Source:The Economist with a look at gambling.
“THE Las Vegas of the Far East” is how Sheldon Adelson, an American gambling magnate and boss of the Las Vegas Sands Corporation, has long described Macau. A decade ago, when Sin City was king and the tiny Chinese territory was still a backwater, such a claim would have been laughably implausible. Today, it is an insult to Macau. Its casinos’ turnover last year, of $38 billion, was more than six times the Las Vegas strip’s takings. With vast numbers of Chinese consumers now finding they have the money to indulge their passion for gambling, Macau’s baccarat tables are busier than ever.
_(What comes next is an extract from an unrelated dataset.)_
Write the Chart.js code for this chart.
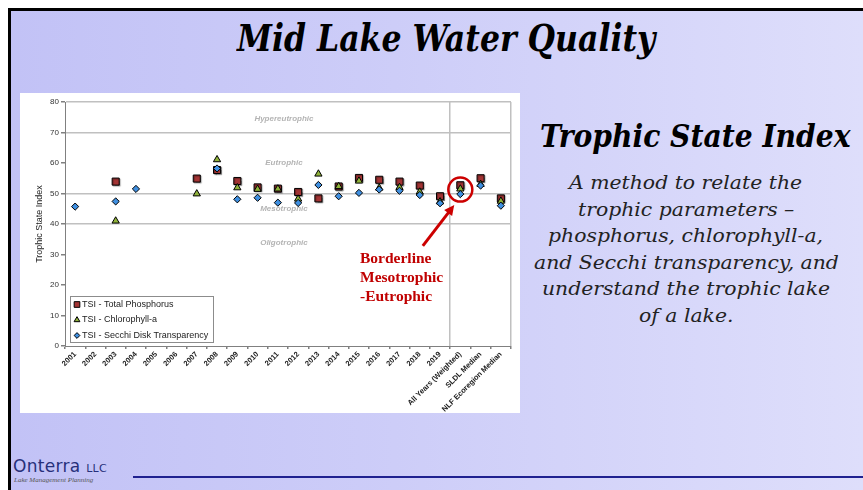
<!DOCTYPE html>
<html>
<head>
<meta charset="utf-8">
<script src="https://cdn.jsdelivr.net/npm/chart.js@4.4.0/dist/chart.umd.min.js"></script>
<style>
  body { margin:0; width:863px; height:490px; overflow:hidden; background:#fff; position:relative; }
  #slide { position:absolute; left:8px; top:8px; right:0; bottom:0; border-left:3px solid #000; border-top:3px solid #000;
           background:linear-gradient(to right,#c2c2f6 0%,#cdcdf8 45%,#dedefb 100%); }
  .txt { position:absolute; white-space:nowrap; transform-origin:left center; line-height:1; }
  #title { font-family:"DejaVu Serif Condensed","DejaVu Serif",serif; font-weight:bold; font-style:italic; font-size:38px; color:#000; top:19px; }
  #sub { font-family:"DejaVu Serif Condensed","DejaVu Serif",serif; font-weight:bold; font-style:italic; font-size:31px; color:#000; top:121px; }
  .body { font-family:"DejaVu Serif",serif; font-style:italic; font-size:18.5px; color:#222; }
  #chartBox { position:absolute; left:20px; top:93px; width:500px; height:320px; background:#fff; }
  #logo1 { position:absolute; left:13px; top:456px; font-family:"DejaVu Sans",sans-serif; font-size:17px; color:#27307a; letter-spacing:0.3px; }
  #logo1 small { font-size:11px; }
  #logo2 { position:absolute; left:14px; top:476px; font-family:"Liberation Serif",serif; font-style:italic; font-size:7px; color:#555; }
  #rule { position:absolute; left:133px; top:476px; right:0; height:2px; background:#1f2190; }
</style>
</head>
<body>
<div id="slide"></div>
<div id="title" class="txt">Mid Lake Water Quality</div>
<div id="sub" class="txt">Trophic State Index</div>
<div id="b0" class="txt body">A method to relate the</div>
<div id="b1" class="txt body">trophic parameters –</div>
<div id="b2" class="txt body">phosphorus, chlorophyll-a,</div>
<div id="b3" class="txt body">and Secchi transparency, and</div>
<div id="b4" class="txt body">understand the trophic lake</div>
<div id="b5" class="txt body">of a lake.</div>
<div id="chartBox"><canvas id="tsiChart" width="500" height="320"></canvas></div>
<div id="logo1">Onterra <small>LLC</small></div>
<div id="logo2">Lake Management Planning</div>
<div id="rule"></div>
<script>
const years = ['2001','2002','2003','2004','2005','2006','2007','2008','2009','2010',
  '2011','2012','2013','2014','2015','2016','2017','2018','2019',
  'All Years (Weighted)','SLDL Median','NLF Ecoregion Median'];
const tsiPhosphorus = [null,null,53.9,null,null,null,54.9,57.7,54.1,52.0,51.6,50.5,48.4,52.3,55.1,54.5,53.9,52.6,49.1,52.7,55.0,48.4];
const tsiChlorophyll = [null,null,41.0,null,null,null,49.9,61.1,51.9,51.4,51.5,48.2,56.4,52.3,54.1,51.8,52.0,50.5,47.3,51.5,53.0,47.5];
const tsiSecchi = [45.7,null,47.4,51.5,null,null,null,58.2,48.1,48.6,47.0,46.9,52.8,49.1,50.2,51.3,50.9,49.5,46.8,49.8,52.6,46.0];
const stateNames = ['Hypereutrophic','Eutrophic','Mesotrophic','Oligotrophic'];
const stateLevels = [74.5,60,45,34];
const boundaryLines = [40,50,70,80];

// slide text: stretch each line to the width seen on the slide
function place(id, cx, w, s) {
  const el = document.getElementById(id);
  const k = s || w / el.offsetWidth;
  el.style.left = (cx - el.offsetWidth * k / 2) + 'px';
  el.style.transform = 'scaleX(' + k + ')';
  return k;
}
place('title', 446, 418);
place('sub', 695, 310);
const k = 305 / document.getElementById('b3').offsetWidth;
['b0','b1','b2','b3','b4','b5'].forEach((id, i) => {
  place(id, 686, 0, k);
  document.getElementById(id).style.top = (174 + i * 26.6) + 'px';
});

const gray = '#c0c0c0';
const overlay = {
  id: 'overlay',
  beforeDatasetsDraw(chart) {
    const { ctx, scales: { x, y } } = chart;
    ctx.save();
    ctx.font = 'italic bold 8px "Liberation Sans", Arial';
    ctx.fillStyle = '#b4b4b4';
    ctx.textAlign = 'center';
    ctx.textBaseline = 'middle';
    stateNames.forEach((n, i) => ctx.fillText(n, x.getPixelForValue(10.3), y.getPixelForValue(stateLevels[i])));
    ctx.restore();
  },
  beforeDatasetDraw(chart, args) {
    const ctx = chart.ctx;
    ctx.save();
    if (args.index === 0) {
      ctx.shadowColor = 'rgba(0,0,0,0.35)';
      ctx.shadowOffsetX = 1; ctx.shadowOffsetY = 1; ctx.shadowBlur = 1;
    }
  },
  afterDatasetDraw(chart) { chart.ctx.restore(); },
  afterDraw(chart) {
    const { ctx, scales: { x, y } } = chart;
    ctx.save();
    // legend
    const lx = 50, ly = 203;
    ctx.fillStyle = '#fff';
    ctx.fillRect(lx, ly, 143, 46);
    ctx.strokeStyle = '#8c8c8c';
    ctx.lineWidth = 1;
    ctx.strokeRect(lx + 0.5, ly + 0.5, 143, 46);
    ctx.font = '9px "Liberation Sans", Arial';
    ctx.textBaseline = 'middle';
    chart.data.datasets.forEach((ds, i) => {
      const yy = ly + 8.5 + i * 15.5;
      ctx.fillStyle = ds.pointBackgroundColor;
      ctx.strokeStyle = '#000';
      Chart.helpers.drawPoint(ctx, { pointStyle: ds.pointStyle, radius: ds.pointRadius * 0.8, rotation: 0, borderWidth: 1 }, lx + 7, yy);
      ctx.fillStyle = '#222';
      ctx.fillText(ds.label, lx + 12, yy);
    });
    // red circle + arrow + note
    const cx = x.getPixelForValue(19), cy = y.getPixelForValue(51.3);
    ctx.strokeStyle = '#cc0000';
    ctx.lineWidth = 2.5;
    ctx.beginPath(); ctx.arc(cx, cy, 12, 0, Math.PI * 2); ctx.stroke();
    const x1 = x.getPixelForValue(17.15), y1 = y.getPixelForValue(32.8);
    const x2 = x.getPixelForValue(18.7), y2 = y.getPixelForValue(46.2);
    const a = Math.atan2(y2 - y1, x2 - x1);
    ctx.lineWidth = 3;
    ctx.beginPath(); ctx.moveTo(x1, y1); ctx.lineTo(x2 - 6 * Math.cos(a), y2 - 6 * Math.sin(a)); ctx.stroke();
    ctx.fillStyle = '#cc0000';
    ctx.beginPath();
    ctx.moveTo(x2, y2);
    ctx.lineTo(x2 - 10 * Math.cos(a) + 5 * Math.sin(a), y2 - 10 * Math.sin(a) - 5 * Math.cos(a));
    ctx.lineTo(x2 - 10 * Math.cos(a) - 5 * Math.sin(a), y2 - 10 * Math.sin(a) + 5 * Math.cos(a));
    ctx.closePath(); ctx.fill();
    ctx.font = 'bold 15.5px "Liberation Serif", serif';
    ctx.fillStyle = '#c00000';
    ctx.textAlign = 'left';
    ['Borderline', 'Mesotrophic', '-Eutrophic'].forEach((t, i) => ctx.fillText(t, 340, 166 + i * 19));
    ctx.restore();
  }
};

const ctx = document.getElementById('tsiChart').getContext('2d');
const chart = new Chart(ctx, {
  type: 'line',
  data: {
    labels: years,
    datasets: [
      { label: 'TSI - Total Phosphorus', data: tsiPhosphorus, showLine: false, pointStyle: 'rect', pointRadius: 5,
        pointBackgroundColor: '#a33434', pointBorderColor: '#000', pointBorderWidth: 1, order: 3 },
      { label: 'TSI - Chlorophyll-a', data: tsiChlorophyll, showLine: false, pointStyle: 'triangle', pointRadius: 4.2,
        pointBackgroundColor: '#8fb23a', pointBorderColor: '#000', pointBorderWidth: 1, order: 2 },
      { label: 'TSI - Secchi Disk Transparency', data: tsiSecchi, showLine: false, pointStyle: 'rectRot', pointRadius: 3.6,
        pointBackgroundColor: '#3f8fe0', pointBorderColor: '#000', pointBorderWidth: 1, order: 1 }
    ]
  },
  options: {
    responsive: false,
    animation: false,
    layout: { padding: { top: 9, right: 9, left: 14, bottom: 0 } },
    plugins: { legend: { display: false }, tooltip: { enabled: false } },
    scales: {
      x: {
        offset: true,
        grid: { offset: true, lineWidth: 1.5, tickLength: 3, tickColor: '#808080',
                color: c => (c.index === 19 || c.index === undefined) ? gray : 'transparent' },
        border: { color: '#808080' },
        ticks: { autoSkip: false, minRotation: 45, maxRotation: 45, padding: 1, color: '#222',
                 font: { family: '"Liberation Sans", Arial', size: 7.5, weight: 'bold' } },
        afterFit: s => { s.height = 67; }
      },
      y: {
        min: 0, max: 80,
        ticks: { stepSize: 10, padding: 2, color: '#333', font: { family: '"Liberation Sans", Arial', size: 8 } },
        grid: { lineWidth: 1.5, tickLength: 4, tickColor: '#808080',
                color: c => boundaryLines.includes(c.tick.value) ? gray : 'transparent' },
        border: { color: '#808080' },
        title: { display: true, text: 'Trophic State Index', color: '#222', padding: 0,
                 font: { family: '"Liberation Sans", Arial', size: 9 } },
        afterFit: s => { s.width = 31; }
      }
    }
  },
  plugins: [overlay]
});
</script>
</body>
</html>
Though gambling has been legal for a century and a half in this former Portuguese territory, its casinos were typically small and seedy. Many moons ago our correspondent remarked to Stanley Ho, a tycoon who held a monopoly on gambling in Macau till 2002, on the large number of prostitutes in his casino. He replied dryly that he was shocked, shocked to hear of their presence…
From The Economist
Here’s a way for states and other governments to cut their deficits and not have to cut so much in public services: By legalizing, regulating and taxing gambling, rather than having taxes so high on everything else. While you are cutting education, law enforcement, infrastructure and other public services that you need government to do. And you also save money on your law enforcement in another way by not having to arrest and prosecute people for gambling their own money.